For completeness, here are some other methods that generates IR suitable for processing with Polly from C/C++/Objective C source code. The previous method is the recommended one.

The following generates unoptimized LLVM-IR ('-O0', which is the default) and runs the canonicalizing passes on it ('-polly-canonicalize'). This does /not/ include all the passes that run before Polly in the default pass pipeline. The '-disable-O0-optnone' option is required because otherwise clang adds an 'optnone' attribute to all functions such that it is skipped by most optimization passes. This is meant to stop LTO builds to optimize these functions in the linking phase anyway.

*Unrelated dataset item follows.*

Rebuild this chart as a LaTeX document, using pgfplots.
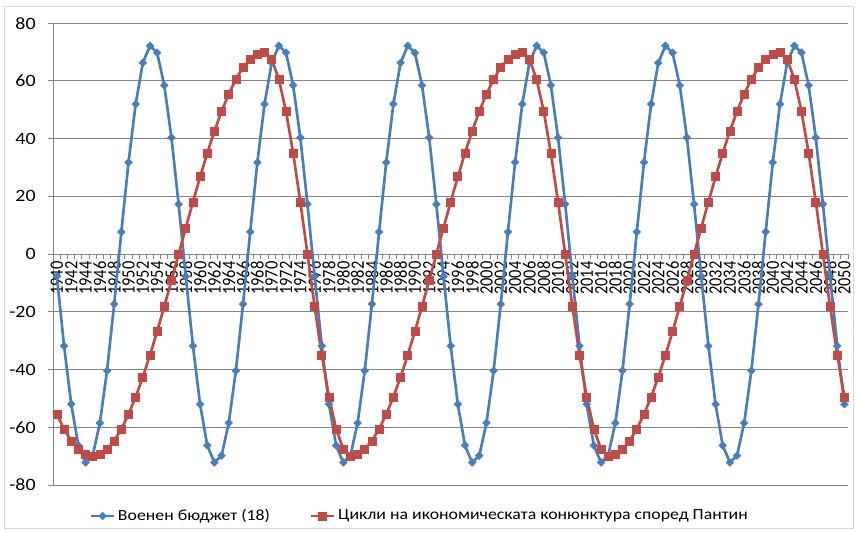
\documentclass[border=0pt]{standalone}
\usepackage{fontspec}
\setmainfont{Carlito}[FakeStretch=1.15]
\newfontfamily\tickfont{Carlito}
\usepackage{pgfplots}
\pgfplotsset{compat=1.18}
\usepackage{pgfplotstable}

\definecolor{blu}{HTML}{4A7EBB}
\definecolor{rd}{HTML}{BE4B48}
\definecolor{grd}{HTML}{868686}
\definecolor{frm}{HTML}{D9D9D9}

% year, military budget (18-year cycle), Pantin business cycle
\pgfplotstableread{
year blue red
1940 -7.7 -55.5
1941 -31.8 -60.6
1942 -52.0 -64.7
1943 -66.3 -67.6
1944 -72.2 -69.4
1945 -69.8 -70.0
1946 -58.5 -69.4
1947 -40.4 -67.6
1948 -17.3 -64.7
1949 7.7 -60.6
1950 31.8 -55.5
1951 52.0 -49.5
1952 66.3 -42.6
1953 72.2 -35.0
1954 69.8 -26.8
1955 58.5 -18.1
1956 40.4 -9.1
1957 17.3 0
1958 -7.7 9.1
1959 -31.8 18.1
1960 -52.0 26.8
1961 -66.3 35.0
1962 -72.2 42.6
1963 -69.8 49.5
1964 -58.5 55.5
1965 -40.4 60.6
1966 -17.3 64.7
1967 7.7 67.6
1968 31.8 69.4
1969 52.0 70.0
1970 66.3 67.6
1971 72.2 60.6
1972 69.8 49.5
1973 58.5 35.0
1974 40.4 18.1
1975 17.3 0
1976 -7.7 -18.1
1977 -31.8 -35.0
1978 -52.0 -49.5
1979 -66.3 -60.6
1980 -72.2 -67.6
1981 -69.8 -70.0
1982 -58.5 -69.4
1983 -40.4 -67.6
1984 -17.3 -64.7
1985 7.7 -60.6
1986 31.8 -55.5
1987 52.0 -49.5
1988 66.3 -42.6
1989 72.2 -35.0
1990 69.8 -26.8
1991 58.5 -18.1
1992 40.4 -9.1
1993 17.3 0
1994 -7.7 9.1
1995 -31.8 18.1
1996 -52.0 26.8
1997 -66.3 35.0
1998 -72.2 42.6
1999 -69.8 49.5
2000 -58.5 55.5
2001 -40.4 60.6
2002 -17.3 64.7
2003 7.7 67.6
2004 31.8 69.4
2005 52.0 70.0
2006 66.3 67.6
2007 72.2 60.6
2008 69.8 49.5
2009 58.5 35.0
2010 40.4 18.1
2011 17.3 0
2012 -7.7 -18.1
2013 -31.8 -35.0
2014 -52.0 -49.5
2015 -66.3 -60.6
2016 -72.2 -67.6
2017 -69.8 -70.0
2018 -58.5 -69.4
2019 -40.4 -67.6
2020 -17.3 -64.7
2021 7.7 -60.6
2022 31.8 -55.5
2023 52.0 -49.5
2024 66.3 -42.6
2025 72.2 -35.0
2026 69.8 -26.8
2027 58.5 -18.1
2028 40.4 -9.1
2029 17.3 0
2030 -7.7 9.1
2031 -31.8 18.1
2032 -52.0 26.8
2033 -66.3 35.0
2034 -72.2 42.6
2035 -69.8 49.5
2036 -58.5 55.5
2037 -40.4 60.6
2038 -17.3 64.7
2039 7.7 67.6
2040 31.8 69.4
2041 52.0 70.0
2042 66.3 67.6
2043 72.2 60.6
2044 69.8 49.5
2045 58.5 35.0
2046 40.4 18.1
2047 17.3 0
2048 -7.7 -18.1
2049 -31.8 -35.0
2050 -52.0 -49.5
}\cycles

\begin{document}
\begin{tikzpicture}
\begin{axis}[
  at={(0,0)}, anchor=south west,
  scale only axis,
  width=596pt, height=346.3pt,
  xmin=1939.5, xmax=2050.5,
  ymin=-80, ymax=80,
  axis x line=middle, axis y line=left,
  axis line style={-, draw=grd, line width=0.75pt},
  tick align=outside,
  xtick={1940,1942,...,2050},
  minor xtick={1939.5,1940.5,...,2050.5},
  major x tick style={draw=none},
  minor x tick style={draw=grd, line width=0.75pt},
  minor tick length=3.75pt,
  ytick={-80,-60,...,80},
  yticklabels={-80,-60,-40,-20,0,20,40,60,80},
  major y tick style={draw=grd, line width=0.75pt},
  major tick length=3.75pt,
  ymajorgrids,
  major grid style={draw=grd, line width=0.75pt},
  /pgf/number format/1000 sep={},
  /pgf/number format/assume math mode=true,
  xticklabel style={rotate=90, anchor=east, yscale=1.15,
    font=\tickfont\fontsize{12.3}{12.3}\selectfont, inner sep=1.5pt},
  yticklabel style={font=\fontsize{13}{13}\selectfont, xshift=-6pt},
  legend style={at={(0.4616,-0.0671)}, anchor=center, draw=none, fill=none,
    font=\fontsize{11.6}{11.6}\selectfont},
  legend columns=2,
  /tikz/every even column/.append style={column sep=28pt},
]
\addplot[blu, line width=2pt, mark=square*, mark size=2pt,
  mark options={rotate=45, fill=blu, draw=blu, line width=0.5pt}]
  table[x=year, y=blue] {\cycles};
\addlegendentry{Военен бюджет (18)}
\addplot[rd, line width=2pt, mark=square*, mark size=3pt,
  mark options={fill=rd, draw=rd, line width=0.5pt}]
  table[x=year, y=red] {\cycles};
\addlegendentry{Цикли на икономическата конюнктура според Пантин}
\end{axis}
\draw[frm, line width=0.75pt] (-36.75pt,-32.25pt) rectangle (600pt,358.5pt);
\pgfresetboundingbox
\path (-40pt,-35.25pt) rectangle (602pt,363.75pt);
\end{tikzpicture}
\end{document}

clang file.c -c -O0 -Xclang -disable-O0-optnone -emit-llvm -S -o - | opt -polly-canonicalize -S

The option '-disable-llvm-passes' disables all LLVM passes, even those that run at -O0. Passing -O1 (or any optimization level other than -O0) avoids that the 'optnone' attribute is added.

clang file.c -c -O1 -Xclang -disable-llvm-passes -emit-llvm -S -o - | opt -polly-canonicalize -S

As another alternative, Polly can be pushed in front of the pass pipeline, and then its output dumped. This implicitly runs the '-polly-canonicalize' passes.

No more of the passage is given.